MONTREAL - Evelyne de la Cheneliere laughs when asked if she ever considered becoming a teacher like one of her best known creations, Bashir Lazhar.

"No!" she says with a broad smile over a cappuccino in a trendy Montreal cafe. "My God, I would cry all day, every day."

She's kidding, the playwright quickly adds, but she also points out she believes teachers have a huge responsibility and need more energy than she has.

"I admire them a lot," she said. "I had a lot of compassion for my teachers. I would never tease them or anything because I felt I had the responsibility of showing them I was interested -- even when I wasn't."

A lot of people have been admiring Bashir Lazhar, from his first appearance in 2007 in de la Cheneliere's one-character play to his leap to the big screen in "Monsieur Lazhar," director Philippe Falardeau's Oscar-nominated adaptation of her work.

Like the movie, "Bashir Lazhar" is a compelling tale of an Algerian immigrant who helps a class of young students cope with the shocking suicide of their teacher.

It's a tender, multi-layered narrative as Lazhar negotiates the cultural divide at the Montreal elementary school while grappling with a tragedy of his own.

Besides raking it in at the box office, "Monsieur Lazhar" is in contention for the best foreign-language film Oscar to be handed out in Hollywood on Sunday.

It's the second year in a row that the adaptation of a Quebec play has landed Canada in an Oscar race. Last year it was Denis Villeneuve's film, "Incendies," based on the play by Wajdi Mouawad. It didn't win the golden statue, however.

De la Cheneliere will be in the audience when the winner is announced.

"I'm very excited about it," she said. "It's going to be great to be all together living this unexpected and unusual experience."

De la Cheneliere, whose previous notable connection to the education system was that her father founded a major publishing house for French-language textbooks, says "Bashir Lazhar" was "many ideas put together."

She had wanted to take a different direction from her previous works, which she said were very instinctive and reflective of her own point of view.

"I thought I needed to try with research and imagination and compassion to talk about something very far from me, which is having to leave your own country because of terrorism. I never lived something like that."

De la Cheneliere, who won a Governor General's Award in 2006 for her play "Desordre public," was also fascinated by violence and how different societies cope with it.

Lazhar's native Algeria is torn by civil war and terrorism, de la Cheneliere explains, yet Quebec, while a democracy, also has its share of deadly violence.

"I wanted those two kinds of violence to hit themselves, in a way."

The 36-year-old brunette, who worked with Falardeau as he adapted the play, says she's pleased with "Monsieur Lazhar."

"I like it because I wasn't seeking to see the play, that the film would be just like the play. It wasn't the goal of the exercise.

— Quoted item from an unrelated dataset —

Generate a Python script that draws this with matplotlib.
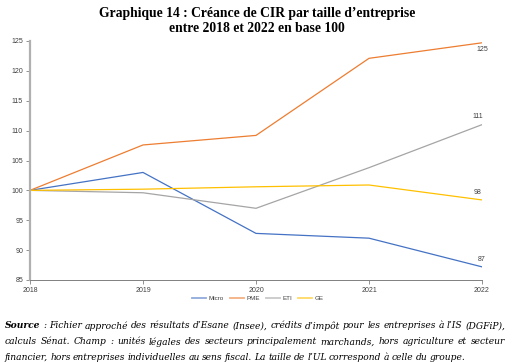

"When Philippe Falardeau was working on it, I really wished he would take the play and use all of his own freedom to make his own film, which he did."

Falardeau has given de la Cheneliere a lot of credit for her input, saying she was one of the first people he asked to read the drafts.

"I wanted her to order me back every time I went in a direction that would betray the essence of his (Lazhar's) character," Falardeau said, calling de la Cheneliere a "writer of extraordinary skill."

De la Cheneliere, who is also an actress, appears in the film as the mother of one of Lazhar's young students.

"To Philippe, it was kind of a way to show the playwright saying 'thank you' to her own character and I thought it was a beautiful idea."

A mother of four children, de la Cheneliere is also appearing in the Genie-nominated film "Cafe de Flore." Her next play, in which she'll also act, is an adaptation of the novel "Une vie pour deux," which was written by Marie Cardinal.

De la Cheneliere is working on her own second novel.

Although she says her acting and writing feed each other in many ways, de la Cheneliere, who has been writing plays for 15 years, says she feels like she's starting fresh every time she writes.

"I think writing has this power to suggest really another way to recognize ourselves."